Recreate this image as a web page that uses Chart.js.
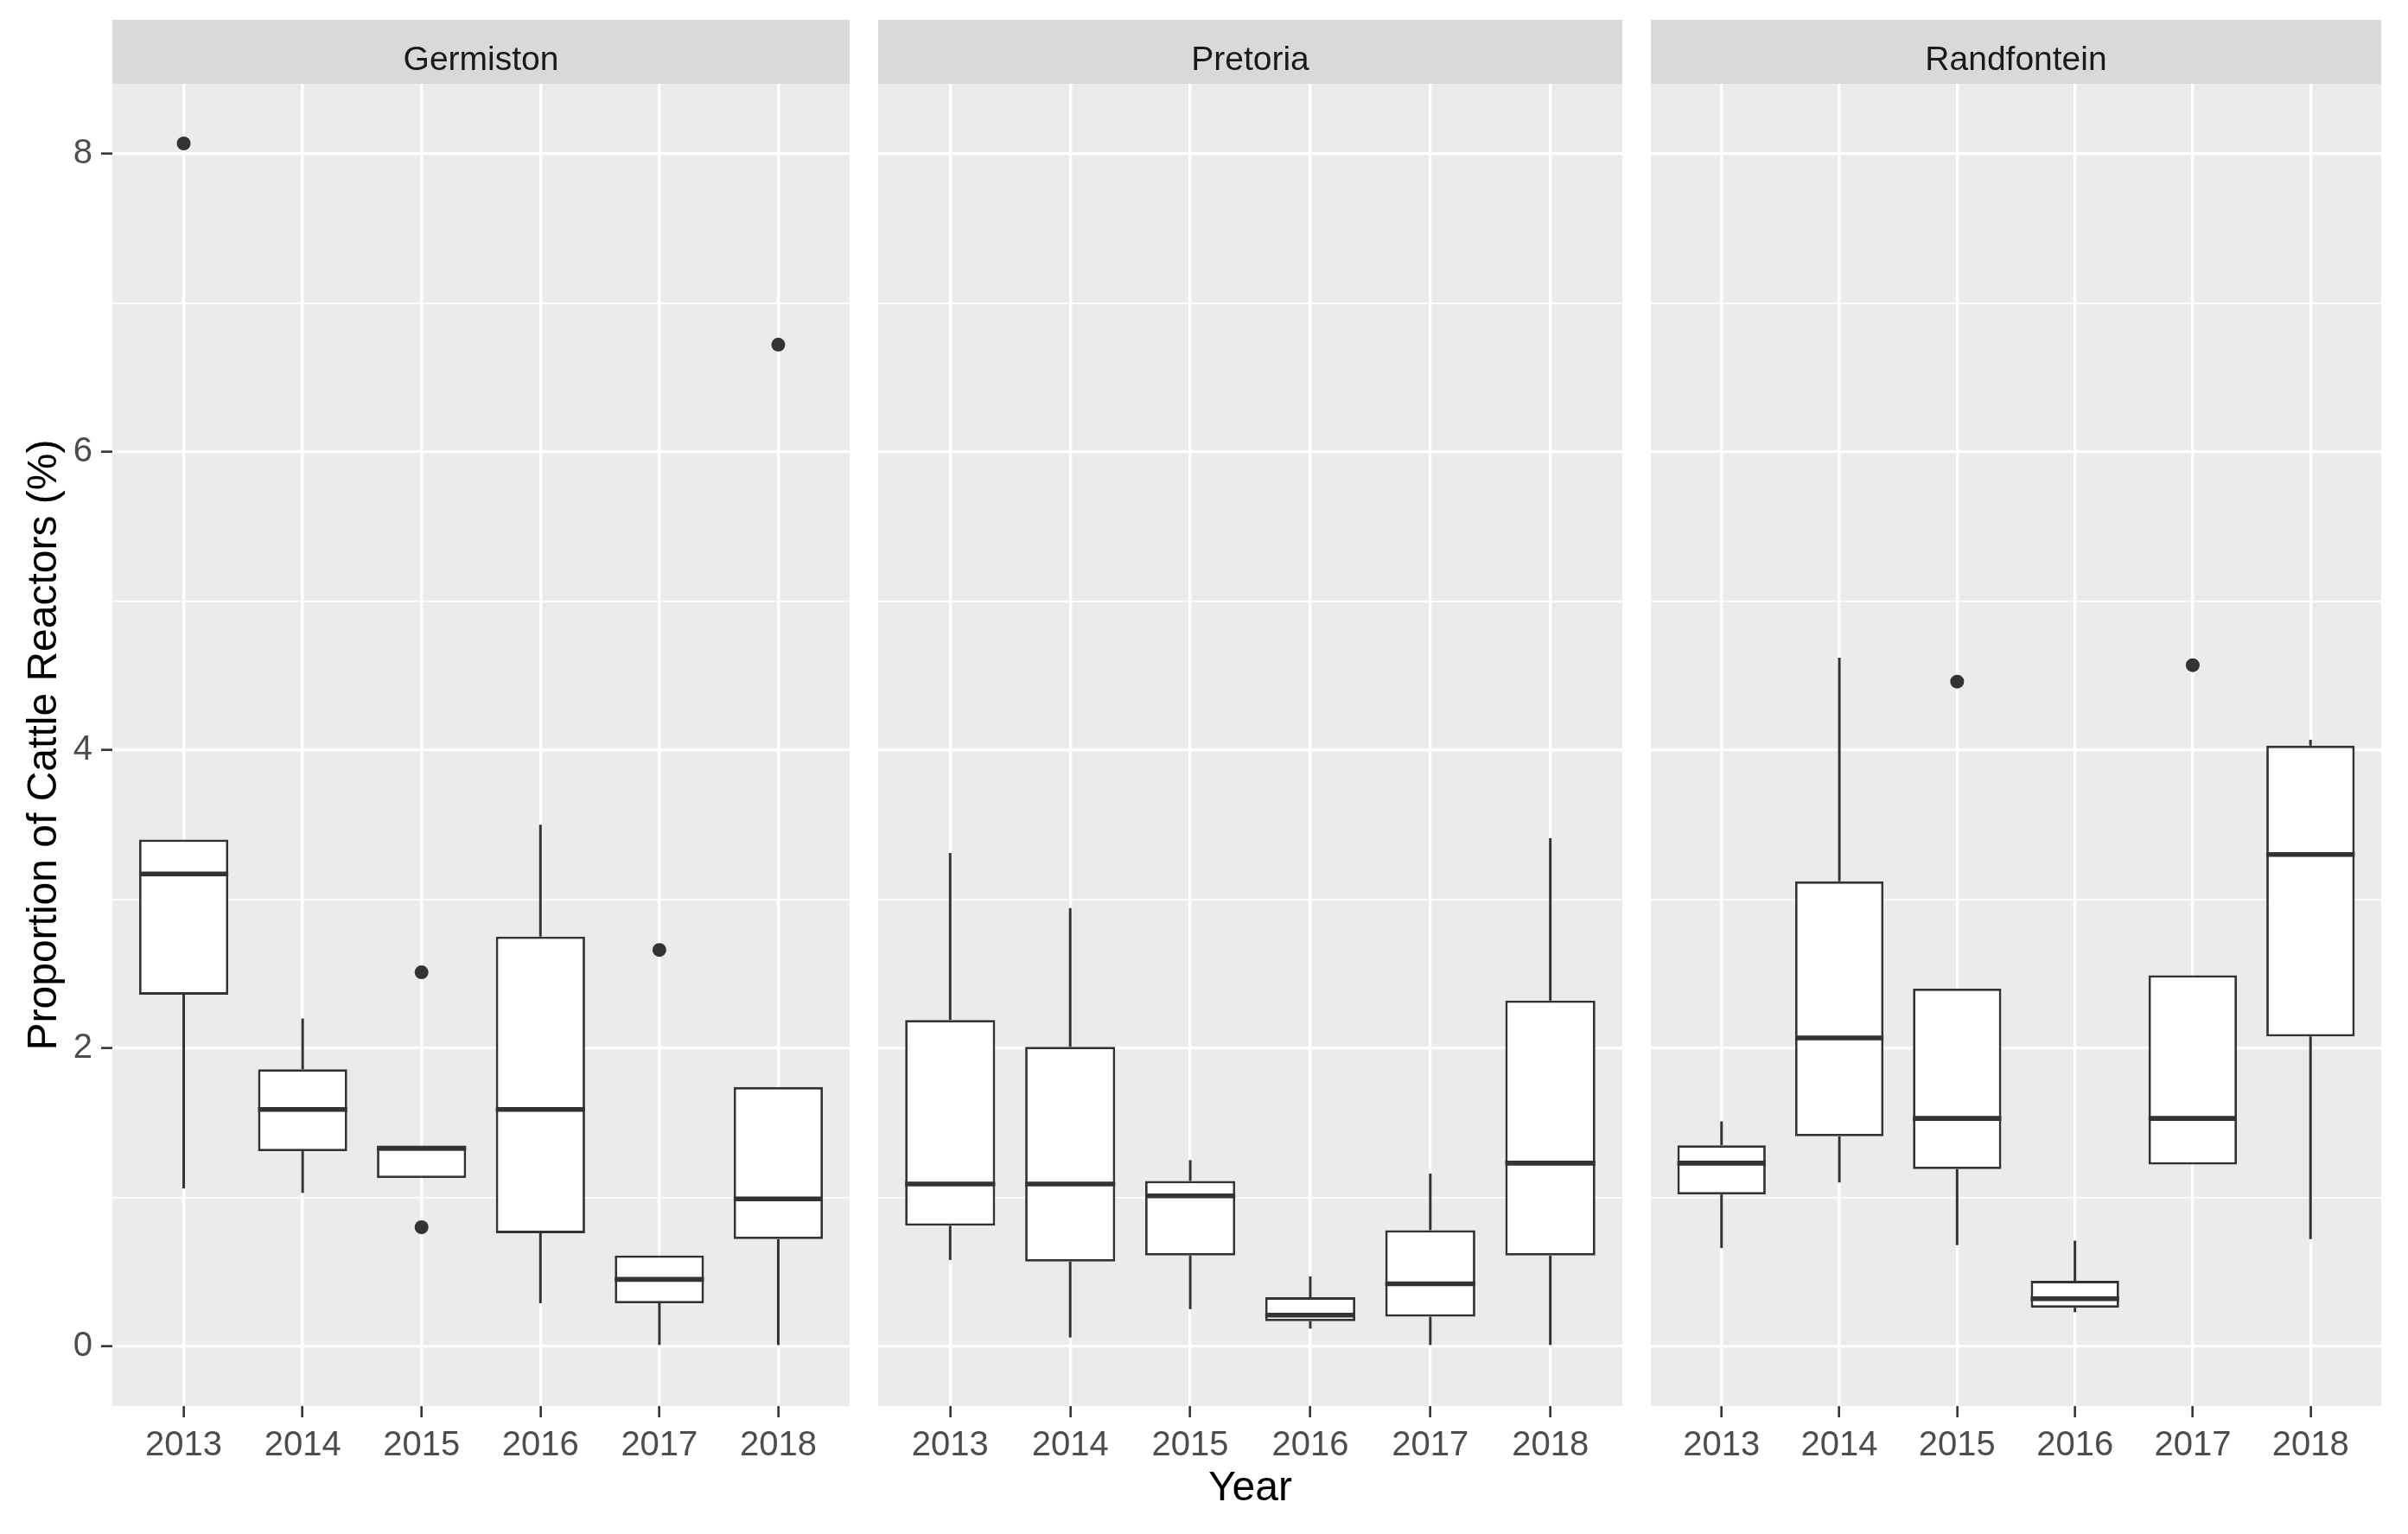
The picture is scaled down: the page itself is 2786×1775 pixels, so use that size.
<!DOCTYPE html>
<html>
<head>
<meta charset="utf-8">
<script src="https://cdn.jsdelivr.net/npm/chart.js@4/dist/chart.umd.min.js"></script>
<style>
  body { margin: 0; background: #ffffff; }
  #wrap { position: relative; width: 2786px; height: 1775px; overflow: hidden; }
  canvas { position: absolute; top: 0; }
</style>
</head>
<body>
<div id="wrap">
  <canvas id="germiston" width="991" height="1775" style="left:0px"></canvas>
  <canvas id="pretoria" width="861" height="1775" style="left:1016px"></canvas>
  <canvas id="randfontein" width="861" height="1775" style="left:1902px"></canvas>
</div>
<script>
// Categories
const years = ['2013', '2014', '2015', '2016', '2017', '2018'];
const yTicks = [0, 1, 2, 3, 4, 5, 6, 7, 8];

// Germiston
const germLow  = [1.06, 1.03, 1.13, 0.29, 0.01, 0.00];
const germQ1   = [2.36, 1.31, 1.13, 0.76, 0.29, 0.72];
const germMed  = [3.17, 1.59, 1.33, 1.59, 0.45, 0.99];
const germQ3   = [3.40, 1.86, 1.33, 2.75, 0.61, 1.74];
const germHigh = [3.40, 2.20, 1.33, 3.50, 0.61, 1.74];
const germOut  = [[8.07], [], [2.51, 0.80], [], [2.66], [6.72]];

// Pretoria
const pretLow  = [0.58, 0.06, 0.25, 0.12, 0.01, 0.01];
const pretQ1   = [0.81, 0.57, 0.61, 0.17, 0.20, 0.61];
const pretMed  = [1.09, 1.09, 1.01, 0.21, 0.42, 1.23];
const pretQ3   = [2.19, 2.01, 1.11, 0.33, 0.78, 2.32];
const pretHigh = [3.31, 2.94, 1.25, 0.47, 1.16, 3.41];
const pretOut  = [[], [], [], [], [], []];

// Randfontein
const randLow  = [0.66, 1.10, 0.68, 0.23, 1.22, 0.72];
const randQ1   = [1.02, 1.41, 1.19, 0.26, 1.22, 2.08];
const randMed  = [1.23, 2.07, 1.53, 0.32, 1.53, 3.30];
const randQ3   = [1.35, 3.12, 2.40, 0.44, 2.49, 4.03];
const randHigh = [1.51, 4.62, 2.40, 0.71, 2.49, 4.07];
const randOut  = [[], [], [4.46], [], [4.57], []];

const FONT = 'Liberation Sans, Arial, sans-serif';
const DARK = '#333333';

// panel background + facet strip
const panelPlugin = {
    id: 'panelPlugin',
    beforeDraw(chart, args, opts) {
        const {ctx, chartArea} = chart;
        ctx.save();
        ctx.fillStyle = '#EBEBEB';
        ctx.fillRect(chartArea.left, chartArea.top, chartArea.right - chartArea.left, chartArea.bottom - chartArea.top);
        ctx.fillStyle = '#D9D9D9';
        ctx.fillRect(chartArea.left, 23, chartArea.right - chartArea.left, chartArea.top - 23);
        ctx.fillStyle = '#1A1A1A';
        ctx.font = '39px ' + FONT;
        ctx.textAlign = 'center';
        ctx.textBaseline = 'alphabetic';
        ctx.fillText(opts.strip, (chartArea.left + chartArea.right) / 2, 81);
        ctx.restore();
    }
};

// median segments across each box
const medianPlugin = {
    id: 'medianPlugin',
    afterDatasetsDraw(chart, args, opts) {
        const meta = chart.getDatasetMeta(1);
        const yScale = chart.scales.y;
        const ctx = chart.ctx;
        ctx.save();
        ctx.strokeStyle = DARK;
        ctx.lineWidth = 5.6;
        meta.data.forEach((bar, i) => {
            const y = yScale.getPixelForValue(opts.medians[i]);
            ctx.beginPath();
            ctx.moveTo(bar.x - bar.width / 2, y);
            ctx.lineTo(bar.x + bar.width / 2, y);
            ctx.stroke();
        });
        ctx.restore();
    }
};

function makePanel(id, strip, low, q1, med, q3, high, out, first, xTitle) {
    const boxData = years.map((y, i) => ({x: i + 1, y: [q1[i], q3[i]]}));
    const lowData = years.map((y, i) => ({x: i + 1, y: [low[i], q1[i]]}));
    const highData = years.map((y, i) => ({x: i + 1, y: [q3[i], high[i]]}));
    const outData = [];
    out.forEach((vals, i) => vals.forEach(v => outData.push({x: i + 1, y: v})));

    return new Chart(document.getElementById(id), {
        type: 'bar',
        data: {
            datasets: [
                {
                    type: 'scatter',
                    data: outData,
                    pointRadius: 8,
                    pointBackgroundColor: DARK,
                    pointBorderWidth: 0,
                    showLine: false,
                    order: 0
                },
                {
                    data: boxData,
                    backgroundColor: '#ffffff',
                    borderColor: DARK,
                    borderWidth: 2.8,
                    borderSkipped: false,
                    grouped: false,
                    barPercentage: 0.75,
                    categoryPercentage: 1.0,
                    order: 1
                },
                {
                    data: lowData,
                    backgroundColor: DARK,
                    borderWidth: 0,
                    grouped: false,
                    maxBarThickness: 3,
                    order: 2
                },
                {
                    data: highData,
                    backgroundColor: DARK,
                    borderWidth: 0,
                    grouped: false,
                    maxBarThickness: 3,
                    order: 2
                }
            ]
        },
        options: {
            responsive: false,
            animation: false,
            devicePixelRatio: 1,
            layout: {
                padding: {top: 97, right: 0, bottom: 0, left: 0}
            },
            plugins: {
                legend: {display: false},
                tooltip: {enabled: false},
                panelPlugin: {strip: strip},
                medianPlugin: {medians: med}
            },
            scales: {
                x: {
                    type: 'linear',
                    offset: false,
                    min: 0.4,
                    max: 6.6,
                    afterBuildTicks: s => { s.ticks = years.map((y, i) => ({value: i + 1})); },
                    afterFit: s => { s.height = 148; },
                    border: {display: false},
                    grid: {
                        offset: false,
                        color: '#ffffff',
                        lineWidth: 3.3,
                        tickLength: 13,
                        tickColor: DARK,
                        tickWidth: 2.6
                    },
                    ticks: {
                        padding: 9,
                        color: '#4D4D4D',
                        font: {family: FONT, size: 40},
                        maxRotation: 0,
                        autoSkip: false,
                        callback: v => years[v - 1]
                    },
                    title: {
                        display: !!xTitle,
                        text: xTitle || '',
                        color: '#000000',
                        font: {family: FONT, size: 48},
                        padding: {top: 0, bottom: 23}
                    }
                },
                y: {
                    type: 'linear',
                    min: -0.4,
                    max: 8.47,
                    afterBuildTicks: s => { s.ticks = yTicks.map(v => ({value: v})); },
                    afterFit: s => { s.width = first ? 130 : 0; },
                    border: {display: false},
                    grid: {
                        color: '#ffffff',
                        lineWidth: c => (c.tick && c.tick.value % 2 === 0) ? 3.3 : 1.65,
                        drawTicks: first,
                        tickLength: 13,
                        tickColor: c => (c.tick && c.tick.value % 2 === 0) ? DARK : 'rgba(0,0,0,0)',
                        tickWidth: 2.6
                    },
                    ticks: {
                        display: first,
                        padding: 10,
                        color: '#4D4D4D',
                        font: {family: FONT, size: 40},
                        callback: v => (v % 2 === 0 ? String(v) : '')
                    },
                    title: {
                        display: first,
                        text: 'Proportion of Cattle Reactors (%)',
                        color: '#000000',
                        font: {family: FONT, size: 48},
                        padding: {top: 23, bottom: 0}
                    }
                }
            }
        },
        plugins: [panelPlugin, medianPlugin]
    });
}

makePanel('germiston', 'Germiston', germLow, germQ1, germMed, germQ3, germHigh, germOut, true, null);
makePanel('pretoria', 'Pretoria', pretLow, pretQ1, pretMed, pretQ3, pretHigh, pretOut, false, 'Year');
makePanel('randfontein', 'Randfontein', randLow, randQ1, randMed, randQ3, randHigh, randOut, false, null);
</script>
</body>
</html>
________________________
Written request
Up to and including the line with "const yTicks = [0, 1, 2, 3, 4, 5, 6, 7, 8];", copy the data above from its first line. Skip pictures.

Full output
Recreate this image as a web page that uses Chart.js.
The picture is scaled down: the page itself is 2786×1775 pixels, so use that size.
<!DOCTYPE html>
<html>
<head>
<meta charset="utf-8">
<script src="https://cdn.jsdelivr.net/npm/chart.js@4/dist/chart.umd.min.js"></script>
<style>
  body { margin: 0; background: #ffffff; }
  #wrap { position: relative; width: 2786px; height: 1775px; overflow: hidden; }
  canvas { position: absolute; top: 0; }
</style>
</head>
<body>
<div id="wrap">
  <canvas id="germiston" width="991" height="1775" style="left:0px"></canvas>
  <canvas id="pretoria" width="861" height="1775" style="left:1016px"></canvas>
  <canvas id="randfontein" width="861" height="1775" style="left:1902px"></canvas>
</div>
<script>
// Categories
const years = ['2013', '2014', '2015', '2016', '2017', '2018'];
const yTicks = [0, 1, 2, 3, 4, 5, 6, 7, 8];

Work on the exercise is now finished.